> **Records with drawing code**
•••••
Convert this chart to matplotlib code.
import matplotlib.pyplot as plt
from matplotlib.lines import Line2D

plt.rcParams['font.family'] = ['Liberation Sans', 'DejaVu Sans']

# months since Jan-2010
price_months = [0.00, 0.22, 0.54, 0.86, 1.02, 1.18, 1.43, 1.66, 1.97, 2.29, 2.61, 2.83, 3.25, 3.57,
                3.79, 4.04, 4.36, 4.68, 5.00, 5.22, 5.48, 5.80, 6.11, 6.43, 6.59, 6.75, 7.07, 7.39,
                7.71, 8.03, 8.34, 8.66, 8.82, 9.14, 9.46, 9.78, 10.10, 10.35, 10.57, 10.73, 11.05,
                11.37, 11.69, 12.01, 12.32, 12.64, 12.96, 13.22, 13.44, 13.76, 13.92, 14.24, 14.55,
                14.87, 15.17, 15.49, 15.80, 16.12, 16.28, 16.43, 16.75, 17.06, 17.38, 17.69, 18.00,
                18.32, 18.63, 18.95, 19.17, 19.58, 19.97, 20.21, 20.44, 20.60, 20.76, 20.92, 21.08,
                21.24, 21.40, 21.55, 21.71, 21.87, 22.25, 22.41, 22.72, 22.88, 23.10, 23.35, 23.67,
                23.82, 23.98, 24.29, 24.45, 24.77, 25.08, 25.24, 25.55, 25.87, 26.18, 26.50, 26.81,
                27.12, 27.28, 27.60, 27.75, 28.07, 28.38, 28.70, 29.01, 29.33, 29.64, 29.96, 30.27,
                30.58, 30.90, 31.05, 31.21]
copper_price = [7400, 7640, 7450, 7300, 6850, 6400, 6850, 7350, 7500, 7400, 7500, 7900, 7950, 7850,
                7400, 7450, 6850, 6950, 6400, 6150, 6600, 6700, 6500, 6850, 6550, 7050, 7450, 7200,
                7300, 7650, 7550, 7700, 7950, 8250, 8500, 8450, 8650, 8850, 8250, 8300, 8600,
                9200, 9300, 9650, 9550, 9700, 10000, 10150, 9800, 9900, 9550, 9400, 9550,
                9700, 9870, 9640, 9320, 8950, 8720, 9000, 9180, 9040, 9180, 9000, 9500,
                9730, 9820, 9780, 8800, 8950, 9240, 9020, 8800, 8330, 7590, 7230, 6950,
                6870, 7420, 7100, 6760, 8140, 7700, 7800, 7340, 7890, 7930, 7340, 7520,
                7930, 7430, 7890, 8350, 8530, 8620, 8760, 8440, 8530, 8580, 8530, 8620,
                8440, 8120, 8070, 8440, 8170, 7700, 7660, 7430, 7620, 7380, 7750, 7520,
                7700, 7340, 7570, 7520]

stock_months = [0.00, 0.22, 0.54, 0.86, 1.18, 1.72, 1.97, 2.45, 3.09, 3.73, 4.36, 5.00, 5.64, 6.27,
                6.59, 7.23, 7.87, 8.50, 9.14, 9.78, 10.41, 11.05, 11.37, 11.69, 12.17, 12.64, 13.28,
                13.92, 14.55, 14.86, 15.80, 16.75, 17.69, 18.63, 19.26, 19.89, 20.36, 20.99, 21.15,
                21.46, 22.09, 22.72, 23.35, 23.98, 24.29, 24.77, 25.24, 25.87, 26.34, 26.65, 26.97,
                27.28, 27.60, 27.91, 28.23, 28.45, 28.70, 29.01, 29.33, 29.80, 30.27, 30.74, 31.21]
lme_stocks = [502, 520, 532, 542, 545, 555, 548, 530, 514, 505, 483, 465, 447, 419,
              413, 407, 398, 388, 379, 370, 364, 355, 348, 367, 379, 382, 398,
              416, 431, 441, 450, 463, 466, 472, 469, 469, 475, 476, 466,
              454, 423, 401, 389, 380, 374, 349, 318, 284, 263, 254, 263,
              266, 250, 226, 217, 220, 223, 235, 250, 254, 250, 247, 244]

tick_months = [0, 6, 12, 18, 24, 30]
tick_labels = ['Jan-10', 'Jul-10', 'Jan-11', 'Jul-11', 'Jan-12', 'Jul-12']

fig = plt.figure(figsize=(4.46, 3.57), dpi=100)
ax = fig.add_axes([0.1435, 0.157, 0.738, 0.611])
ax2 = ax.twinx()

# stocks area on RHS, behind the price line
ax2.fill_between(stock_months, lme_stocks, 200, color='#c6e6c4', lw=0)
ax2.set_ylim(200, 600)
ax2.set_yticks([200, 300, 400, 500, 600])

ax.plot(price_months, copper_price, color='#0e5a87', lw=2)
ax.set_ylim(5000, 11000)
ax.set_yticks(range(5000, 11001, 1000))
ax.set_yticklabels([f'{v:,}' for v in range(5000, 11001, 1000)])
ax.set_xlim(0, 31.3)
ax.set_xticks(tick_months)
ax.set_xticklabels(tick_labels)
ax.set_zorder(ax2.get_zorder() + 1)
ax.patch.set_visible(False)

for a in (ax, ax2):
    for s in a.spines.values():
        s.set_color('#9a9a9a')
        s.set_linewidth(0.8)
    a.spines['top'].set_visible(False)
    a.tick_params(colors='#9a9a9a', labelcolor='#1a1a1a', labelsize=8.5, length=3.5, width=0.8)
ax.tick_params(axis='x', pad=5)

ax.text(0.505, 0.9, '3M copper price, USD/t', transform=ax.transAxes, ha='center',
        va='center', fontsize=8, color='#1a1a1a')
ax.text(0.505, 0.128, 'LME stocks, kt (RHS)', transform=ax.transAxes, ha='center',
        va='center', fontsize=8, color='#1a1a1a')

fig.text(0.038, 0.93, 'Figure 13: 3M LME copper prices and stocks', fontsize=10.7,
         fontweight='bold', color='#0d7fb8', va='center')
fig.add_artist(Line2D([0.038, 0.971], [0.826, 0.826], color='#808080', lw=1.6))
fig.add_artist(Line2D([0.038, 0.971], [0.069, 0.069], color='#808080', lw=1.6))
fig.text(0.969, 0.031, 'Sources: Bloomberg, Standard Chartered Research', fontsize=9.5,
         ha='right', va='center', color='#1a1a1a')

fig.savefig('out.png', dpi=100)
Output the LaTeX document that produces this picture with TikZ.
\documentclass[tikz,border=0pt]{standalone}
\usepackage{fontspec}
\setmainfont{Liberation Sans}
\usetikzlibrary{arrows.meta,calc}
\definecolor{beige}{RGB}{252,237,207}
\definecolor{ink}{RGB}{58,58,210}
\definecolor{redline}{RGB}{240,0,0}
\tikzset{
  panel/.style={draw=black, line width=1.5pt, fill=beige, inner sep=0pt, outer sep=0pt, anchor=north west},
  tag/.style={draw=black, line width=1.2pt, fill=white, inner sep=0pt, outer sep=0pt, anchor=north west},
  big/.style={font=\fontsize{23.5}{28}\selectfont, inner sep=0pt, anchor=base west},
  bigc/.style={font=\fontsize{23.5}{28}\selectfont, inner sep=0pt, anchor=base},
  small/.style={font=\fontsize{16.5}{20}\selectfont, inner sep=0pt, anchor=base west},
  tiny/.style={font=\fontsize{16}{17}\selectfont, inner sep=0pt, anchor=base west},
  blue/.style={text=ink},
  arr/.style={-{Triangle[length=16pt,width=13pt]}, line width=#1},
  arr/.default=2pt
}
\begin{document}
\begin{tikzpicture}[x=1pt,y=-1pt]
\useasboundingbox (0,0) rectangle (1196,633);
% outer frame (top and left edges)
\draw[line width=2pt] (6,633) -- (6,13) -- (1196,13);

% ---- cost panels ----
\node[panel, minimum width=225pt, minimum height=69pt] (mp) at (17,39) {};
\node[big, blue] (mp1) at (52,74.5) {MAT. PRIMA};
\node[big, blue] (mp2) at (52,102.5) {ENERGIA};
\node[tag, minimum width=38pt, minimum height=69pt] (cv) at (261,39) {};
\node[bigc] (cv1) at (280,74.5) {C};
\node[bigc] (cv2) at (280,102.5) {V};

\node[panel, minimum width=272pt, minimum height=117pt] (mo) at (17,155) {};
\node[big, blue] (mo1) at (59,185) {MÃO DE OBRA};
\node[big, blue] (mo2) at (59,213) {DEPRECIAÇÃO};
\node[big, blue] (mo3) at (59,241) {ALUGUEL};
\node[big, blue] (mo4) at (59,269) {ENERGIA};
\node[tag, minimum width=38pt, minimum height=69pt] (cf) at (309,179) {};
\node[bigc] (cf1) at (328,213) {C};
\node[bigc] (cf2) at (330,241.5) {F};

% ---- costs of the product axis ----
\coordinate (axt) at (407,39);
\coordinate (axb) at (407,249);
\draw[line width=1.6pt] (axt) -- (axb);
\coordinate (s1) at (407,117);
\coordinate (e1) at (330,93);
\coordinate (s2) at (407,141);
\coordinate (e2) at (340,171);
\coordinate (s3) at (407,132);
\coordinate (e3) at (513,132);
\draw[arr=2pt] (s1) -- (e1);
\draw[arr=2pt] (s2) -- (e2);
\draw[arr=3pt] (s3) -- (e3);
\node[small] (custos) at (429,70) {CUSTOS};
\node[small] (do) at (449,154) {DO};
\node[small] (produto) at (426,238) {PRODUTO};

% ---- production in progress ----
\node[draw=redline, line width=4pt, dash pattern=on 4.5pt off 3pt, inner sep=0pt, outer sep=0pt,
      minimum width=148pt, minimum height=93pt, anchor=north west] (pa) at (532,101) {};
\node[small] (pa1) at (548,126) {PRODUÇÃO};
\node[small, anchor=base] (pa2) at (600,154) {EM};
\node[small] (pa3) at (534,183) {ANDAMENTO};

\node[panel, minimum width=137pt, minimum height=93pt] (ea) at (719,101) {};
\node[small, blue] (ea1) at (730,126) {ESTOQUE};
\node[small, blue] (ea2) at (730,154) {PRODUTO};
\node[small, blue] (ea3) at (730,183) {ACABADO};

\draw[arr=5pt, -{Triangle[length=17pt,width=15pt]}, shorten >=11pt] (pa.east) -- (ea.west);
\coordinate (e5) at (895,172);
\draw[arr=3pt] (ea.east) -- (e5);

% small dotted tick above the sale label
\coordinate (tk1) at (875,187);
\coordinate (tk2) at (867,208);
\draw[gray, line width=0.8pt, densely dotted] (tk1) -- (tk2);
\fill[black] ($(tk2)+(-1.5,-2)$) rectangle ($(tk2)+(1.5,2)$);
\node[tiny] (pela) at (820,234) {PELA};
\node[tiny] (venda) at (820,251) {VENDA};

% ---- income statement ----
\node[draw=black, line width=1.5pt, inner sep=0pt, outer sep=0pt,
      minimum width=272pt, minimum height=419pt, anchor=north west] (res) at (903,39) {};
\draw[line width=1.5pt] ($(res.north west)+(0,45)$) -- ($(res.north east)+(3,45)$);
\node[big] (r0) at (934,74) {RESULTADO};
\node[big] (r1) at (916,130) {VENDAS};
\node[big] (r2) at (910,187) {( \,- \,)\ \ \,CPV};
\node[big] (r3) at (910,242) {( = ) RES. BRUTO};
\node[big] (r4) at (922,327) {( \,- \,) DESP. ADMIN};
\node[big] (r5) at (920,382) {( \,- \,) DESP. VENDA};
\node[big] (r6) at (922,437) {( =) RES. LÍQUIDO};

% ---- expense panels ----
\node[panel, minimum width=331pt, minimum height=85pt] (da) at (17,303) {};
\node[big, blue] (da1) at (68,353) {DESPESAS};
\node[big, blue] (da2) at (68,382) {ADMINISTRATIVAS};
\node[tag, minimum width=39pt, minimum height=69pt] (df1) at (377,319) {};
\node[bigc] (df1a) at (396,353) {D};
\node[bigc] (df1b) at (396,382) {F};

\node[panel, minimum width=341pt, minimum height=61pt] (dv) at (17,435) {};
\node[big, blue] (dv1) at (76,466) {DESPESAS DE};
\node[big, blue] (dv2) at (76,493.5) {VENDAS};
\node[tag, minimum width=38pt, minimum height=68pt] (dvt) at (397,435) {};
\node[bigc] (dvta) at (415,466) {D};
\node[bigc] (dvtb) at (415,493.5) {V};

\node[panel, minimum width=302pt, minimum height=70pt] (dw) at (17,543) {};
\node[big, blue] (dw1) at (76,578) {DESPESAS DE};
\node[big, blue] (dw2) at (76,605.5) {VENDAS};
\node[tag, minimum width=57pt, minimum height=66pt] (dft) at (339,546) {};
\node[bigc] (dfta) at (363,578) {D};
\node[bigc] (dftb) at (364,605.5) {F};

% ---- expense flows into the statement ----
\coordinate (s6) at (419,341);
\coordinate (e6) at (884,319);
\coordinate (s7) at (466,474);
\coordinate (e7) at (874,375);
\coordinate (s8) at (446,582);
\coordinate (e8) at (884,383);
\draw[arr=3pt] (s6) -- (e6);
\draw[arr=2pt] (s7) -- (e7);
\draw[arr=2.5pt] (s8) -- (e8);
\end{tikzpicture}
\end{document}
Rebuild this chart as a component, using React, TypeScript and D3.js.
•••••
> **YOUR GOAL**
Keep both end lines and retype everything in the records above from the line containing "Output the LaTeX" through the line containing "(cv2) at (280,102.5)", exactly, with nothing else.

> **CORRECT RESULT**
Output the LaTeX document that produces this picture with TikZ.
\documentclass[tikz,border=0pt]{standalone}
\usepackage{fontspec}
\setmainfont{Liberation Sans}
\usetikzlibrary{arrows.meta,calc}
\definecolor{beige}{RGB}{252,237,207}
\definecolor{ink}{RGB}{58,58,210}
\definecolor{redline}{RGB}{240,0,0}
\tikzset{
  panel/.style={draw=black, line width=1.5pt, fill=beige, inner sep=0pt, outer sep=0pt, anchor=north west},
  tag/.style={draw=black, line width=1.2pt, fill=white, inner sep=0pt, outer sep=0pt, anchor=north west},
  big/.style={font=\fontsize{23.5}{28}\selectfont, inner sep=0pt, anchor=base west},
  bigc/.style={font=\fontsize{23.5}{28}\selectfont, inner sep=0pt, anchor=base},
  small/.style={font=\fontsize{16.5}{20}\selectfont, inner sep=0pt, anchor=base west},
  tiny/.style={font=\fontsize{16}{17}\selectfont, inner sep=0pt, anchor=base west},
  blue/.style={text=ink},
  arr/.style={-{Triangle[length=16pt,width=13pt]}, line width=#1},
  arr/.default=2pt
}
\begin{document}
\begin{tikzpicture}[x=1pt,y=-1pt]
\useasboundingbox (0,0) rectangle (1196,633);
% outer frame (top and left edges)
\draw[line width=2pt] (6,633) -- (6,13) -- (1196,13);

% ---- cost panels ----
\node[panel, minimum width=225pt, minimum height=69pt] (mp) at (17,39) {};
\node[big, blue] (mp1) at (52,74.5) {MAT. PRIMA};
\node[big, blue] (mp2) at (52,102.5) {ENERGIA};
\node[tag, minimum width=38pt, minimum height=69pt] (cv) at (261,39) {};
\node[bigc] (cv1) at (280,74.5) {C};
\node[bigc] (cv2) at (280,102.5) {V};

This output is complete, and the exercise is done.